* START Record set *

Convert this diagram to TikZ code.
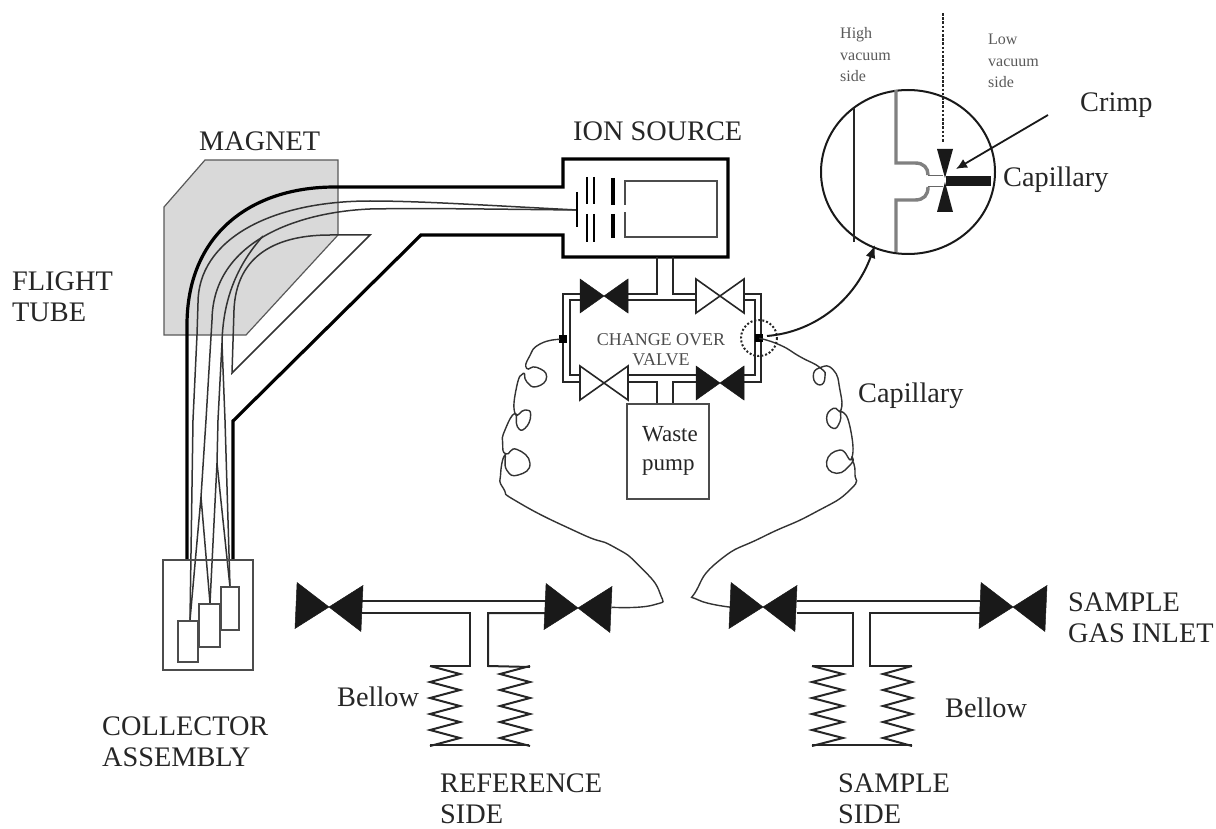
\documentclass[tikz,border=0pt]{standalone}
\usepackage{fontspec}
\setmainfont{Liberation Serif}
\usetikzlibrary{arrows.meta}

\newcommand{\drawvalve}[5]{%
  \path[shift={(#1,#2)},#5] (-#3,-#4) -- (#3,#4) -- (#3,-#4) -- (-#3,#4) -- cycle;}

\begin{document}
\begin{tikzpicture}[
  x=1pt, y=-1pt,
  label/.style={
    anchor=west,
    inner sep=0pt,
    align=left,
    text=black!85,
    font=\fontsize{28.3}{31.5}\selectfont
  },
  smalllabel/.style={label, text=black!65, font=\fontsize{16}{21.5}\selectfont},
  valvelabel/.style={anchor=center, inner sep=0pt, align=center, text=black!70, font=\fontsize{18}{20}\selectfont},
  wall/.style={line width=3.2pt, draw=black, line join=miter},
  pipe/.style={line width=2pt, draw=black!85},
  beam/.style={line width=1.5pt, draw=black!80},
  box/.style={line width=1.6pt, draw=black!70},
  tube/.style={line width=1.4pt, draw=black!80, smooth, tension=1},
  valvefull/.style={fill=black!90, draw=black!90, line width=0.5pt, line join=miter},
  valveopen/.style={fill=white, draw=black!85, line width=1.6pt, line join=miter},
  bigvalve/.style={valvefull, rotate=-2.6},
  flow/.style={-{Latex[length=13pt,width=10pt]}, line width=2pt, draw=black!90}
]
\useasboundingbox (0,0) rectangle (1216,829);

% --- MAGNET --------------------------------------------------------
\draw[fill=black!15, draw=black!65, line width=1.2pt]
  (205,160) -- (338,160) -- (338,235) -- (246,335) -- (164,335) -- (164,207) -- cycle;

% --- FLIGHT TUBE ---------------------------------------------------
\draw[wall] (187,560) -- (187,325) .. controls (187,235) and (250,187) .. (335,187) -- (563,187)
  -- (563,159) -- (728,159) -- (728,257) -- (563,257) -- (563,235) -- (421,235) -- (233,421) -- (233,560);
\draw[beam] (330,235) .. controls (270,235) and (236,260) .. (234,310) -- (232,373) -- (370,235) -- cycle;

% --- BEAMS ---------------------------------------------------------
\coordinate (slit) at (577,210);
\coordinate (hitone) at (190,620);
\coordinate (hittwo) at (210,603);
\coordinate (hitthree) at (230,587);
\draw[beam] (slit) .. controls (480,205) and (420,201) .. (370,201)
  .. controls (270,201) and (198,240) .. (198,303) -- (197,335) -- (193,420) -- (hitone);
\draw[beam] (slit) .. controls (480,209) and (420,208) .. (370,209)
  .. controls (300,212) and (213,240) .. (212,320) -- (206,420) -- (201,497) -- (hitone);
\draw[beam] (201,497) -- (hittwo);
\draw[beam] (263,236) .. controls (240,262) and (223,295) .. (222,343) -- (218,420) -- (217,463) -- (hittwo);
\draw[beam] (217,463) -- (hitthree);
\draw[beam] (222,343) -- (225,420) -- (hitthree);

% --- COLLECTOR -----------------------------------------------------
\draw[box] (163,560) rectangle (253,670);
\draw[box, fill=white] (178,621) rectangle (198,662);
\draw[box, fill=white] (199,604) rectangle (220,647);
\draw[box, fill=white] (221,587) rectangle (239,630);

% --- ION SOURCE ----------------------------------------------------
\draw[line width=1.4pt] (577,192) -- (577,227);
\draw[line width=1.6pt] (587,177) -- (587,204) (587,214) -- (587,242);
\draw[line width=1.6pt] (594,177) -- (594,204) (594,214) -- (594,242);
\draw[line width=3.2pt] (613,178) -- (613,205) (613,214) -- (613,238);
\draw[box] (625,205) -- (625,181) -- (717,181) -- (717,237) -- (625,237) -- (625,212);

% --- CHANGE OVER VALVE ---------------------------------------------
\draw[pipe] (563,339) -- (563,294) -- (580,294) (628,294) -- (657,294) -- (657,257);
\draw[pipe] (673,257) -- (673,294) -- (697,294) (744,294) -- (761,294) -- (761,382) -- (744,382);
\draw[pipe] (563,339) -- (563,382) -- (581,382) (628,382) -- (657,382) -- (657,404);
\draw[pipe] (673,404) -- (673,382) -- (697,382);
\draw[pipe] (580,300) -- (570,300) -- (570,375) -- (581,375) (628,375) -- (697,375);
\draw[pipe] (628,300) -- (697,300) (744,300) -- (755,300) -- (755,375) -- (744,375);
\drawvalve{604}{296}{24}{17}{valvefull}
\drawvalve{720}{296}{24}{17}{valveopen}
\drawvalve{604}{383}{24}{17}{valveopen}
\drawvalve{720}{383}{24}{17}{valvefull}
\node[valvelabel] (changeover) at (661,350) {CHANGE OVER\\VALVE};

% --- WASTE PUMP ----------------------------------------------------
\node[draw=black!70, line width=1.6pt, minimum width=82pt, minimum height=95pt, inner sep=0pt] (pump) at (668,451.5) {};
\node[label, font=\fontsize{23}{29}\selectfont] (pumplabel) at (642,451) {Waste\\pump};

% --- CAPILLARIES ---------------------------------------------------
\node[fill=black, minimum size=8pt, inner sep=0pt] (portleft) at (563,339) {};
\node[fill=black, minimum size=8pt, inner sep=0pt] (portright) at (759,338) {};
\begin{scope}[shift={(480,330)}, scale=0.3333]
  \draw[tube] plot coordinates {(240,28) (180,42) (148,80) (140,115) (170,112) (200,140) (170,170) (140,155) (130,130)
    (110,170) (105,250) (135,240) (152,255) (135,295) (112,290) (105,250) (75,300) (68,340) (78,372)
    (110,358) (150,400) (115,435) (80,420) (75,375) (62,430) (70,475) (120,520) (300,610) (400,650)
    (480,710) (540,790) (520,825) (395,832)};
  \draw[tube] plot coordinates {(838,25) (900,45) (960,80) (1020,113) (1035,140) (1020,165) (1000,140) (1020,113)
    (1060,120) (1080,180) (1083,240) (1060,235) (1040,265) (1060,295) (1080,275) (1085,245) (1110,290)
    (1115,385) (1080,360) (1040,395) (1070,430) (1115,400) (1115,385) (1125,430) (1110,480) (1000,550)
    (850,620) (720,690) (650,780) (655,810) (755,832)};
\end{scope}
\draw[black!85, line width=2pt, dash pattern=on 2pt off 2pt] (759,338) circle[radius=18];

% --- ENLARGED VIEW -------------------------------------------------
\coordinate (zoomstart) at (767,336);
\coordinate (zoomend) at (875,245);
\draw[flow] (zoomstart) .. controls (815,332) and (855,300) .. (zoomend);
\draw[line width=2pt, draw=black!90] (908,172) ellipse[x radius=87, y radius=82];
\draw[line width=1.6pt, draw=black!85] (854,108) -- (854,242);
\draw[line width=3.4pt, draw=black!50] (896,90) -- (896,163) -- (915,163) .. controls (924,163) and (928,168) .. (928,175);
\draw[line width=3.4pt, draw=black!50] (896,252) -- (896,200) -- (915,200) .. controls (924,200) and (928,195) .. (928,187);
\draw[line width=0.8pt, draw=black!60] (928,175) -- (943,175) (928,186) -- (943,186);
\draw[line width=2.7pt, draw=black!85, dash pattern=on 2.7pt off 1.5pt] (943,13) -- (943,143);
\fill[black!90] (937,149) -- (953,149) -- (945,178) -- cycle;
\fill[black!90] (937,212) -- (953,212) -- (945,182) -- cycle;
\fill[black!90] (946,176) rectangle (991,186);
\coordinate (crimpstart) at (1048,115);
\coordinate (crimpend) at (956,169);
\draw[-{Latex[length=11pt,width=10pt]}, line width=1.8pt, draw=black!90] (crimpstart) -- (crimpend);
\node[smalllabel] (highlabel) at (840,55) {High\\vacuum\\side};
\node[smalllabel] (lowlabel) at (988,61) {Low\\vacuum\\side};
\node[label] (crimplabel) at (1080,105) {Crimp};
\node[label] (caplabel) at (1003,180) {Capillary};

% --- REFERENCE SIDE ------------------------------------------------
\draw[pipe] (362,601) -- (546,601);
\draw[pipe] (362,613) -- (470,613) -- (470,666) -- (430,666);
\draw[pipe] (546,613) -- (488,613) -- (488,666) -- (530,667);
\drawvalve{329}{607}{33}{23}{bigvalve}
\drawvalve{578}{608}{33}{23}{bigvalve}
\draw[pipe] (430,666) \foreach \i in {0,...,4} {-- (460,{674+16*\i}) -- (430,{682+16*\i})};
\draw[pipe] (530,666) \foreach \i in {0,...,4} {-- (500,{674+16*\i}) -- (530,{682+16*\i})};
\draw[pipe] (430,745) -- (529,745);

% --- SAMPLE SIDE ---------------------------------------------------
\draw[pipe] (797,601) -- (980,601);
\draw[pipe] (797,613) -- (853,613) -- (853,666) -- (812,666);
\draw[pipe] (980,613) -- (870,613) -- (870,666) -- (912,666);
\drawvalve{763}{607}{33}{23}{bigvalve}
\drawvalve{1013}{607}{33}{23}{bigvalve}
\draw[pipe] (812,666) \foreach \i in {0,...,4} {-- (843,{674+16*\i}) -- (812,{682+16*\i})};
\draw[pipe] (912,666) \foreach \i in {0,...,4} {-- (883,{674+16*\i}) -- (912,{682+16*\i})};
\draw[pipe] (812,745) -- (912,745);

% --- LABELS --------------------------------------------------------
\node[label] (magnetlabel) at (199,141) {MAGNET};
\node[label] (ionlabel) at (573,131) {ION SOURCE};
\node[label] (flightlabel) at (12,297) {FLIGHT\\TUBE};
\node[label] (collectorlabel) at (102,742) {COLLECTOR\\ASSEMBLY};
\node[label] (bellowleft) at (337,697) {Bellow};
\node[label] (referencelabel) at (440,799) {REFERENCE\\SIDE};
\node[label] (samplelabel) at (838,799) {SAMPLE\\SIDE};
\node[label] (bellowright) at (945,708) {Bellow};
\node[label] (gaslabel) at (1068,618) {SAMPLE\\GAS INLET};
\node[label] (capillarylabel) at (858,396) {Capillary};

\end{tikzpicture}
\end{document}
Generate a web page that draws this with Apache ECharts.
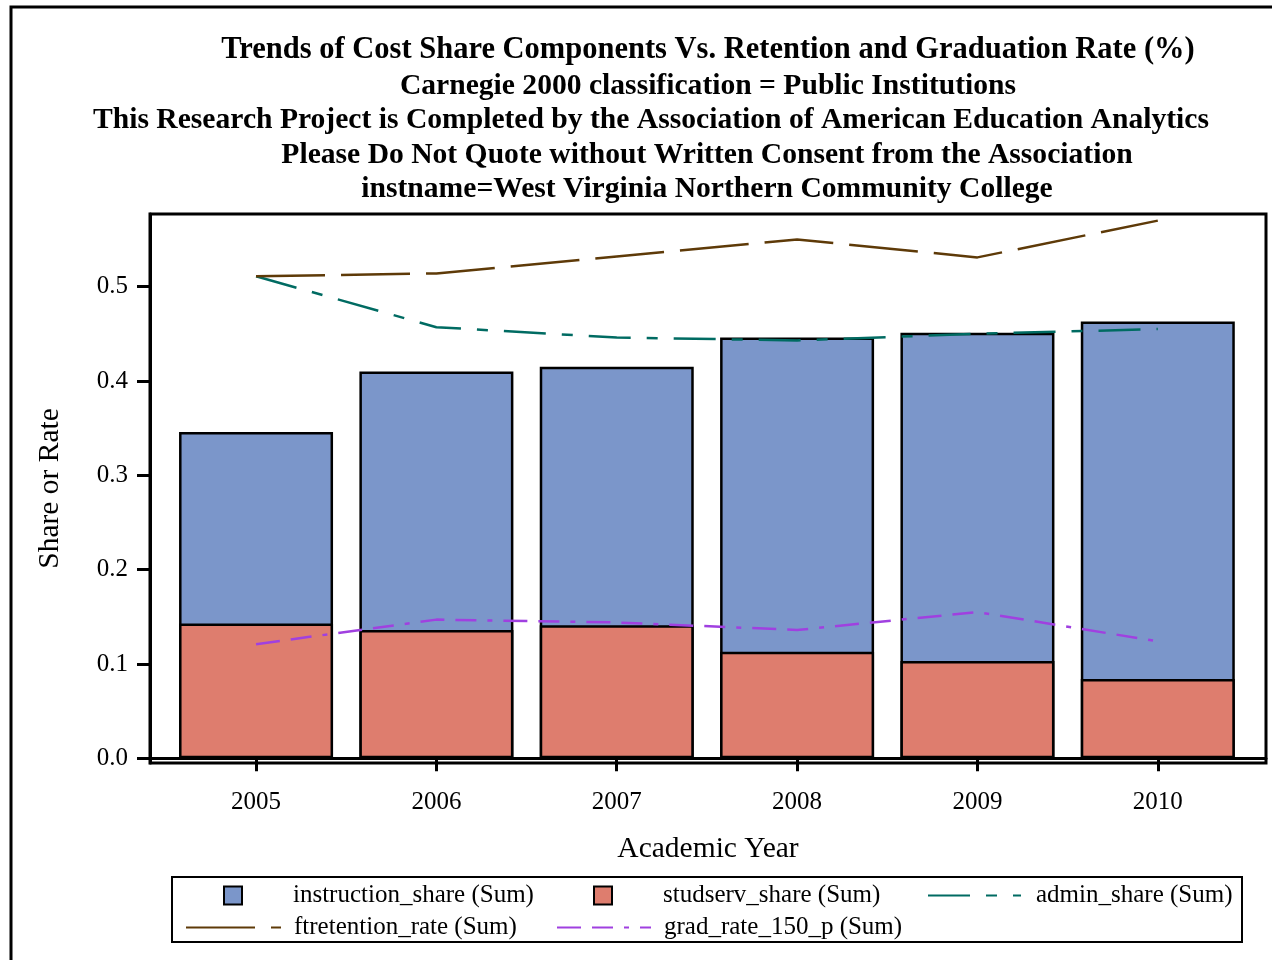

* END Record set *

• _Direction_:
Copy, word for word, the entries above from the first line to the line that holds "(-#3,-#4) -- (#3,#4) -- (#3,-#4)". Drop the pictures.

• _Final result_:
Convert this diagram to TikZ code.
\documentclass[tikz,border=0pt]{standalone}
\usepackage{fontspec}
\setmainfont{Liberation Serif}
\usetikzlibrary{arrows.meta}

\newcommand{\drawvalve}[5]{%
  \path[shift={(#1,#2)},#5] (-#3,-#4) -- (#3,#4) -- (#3,-#4) -- (-#3,#4) -- cycle;}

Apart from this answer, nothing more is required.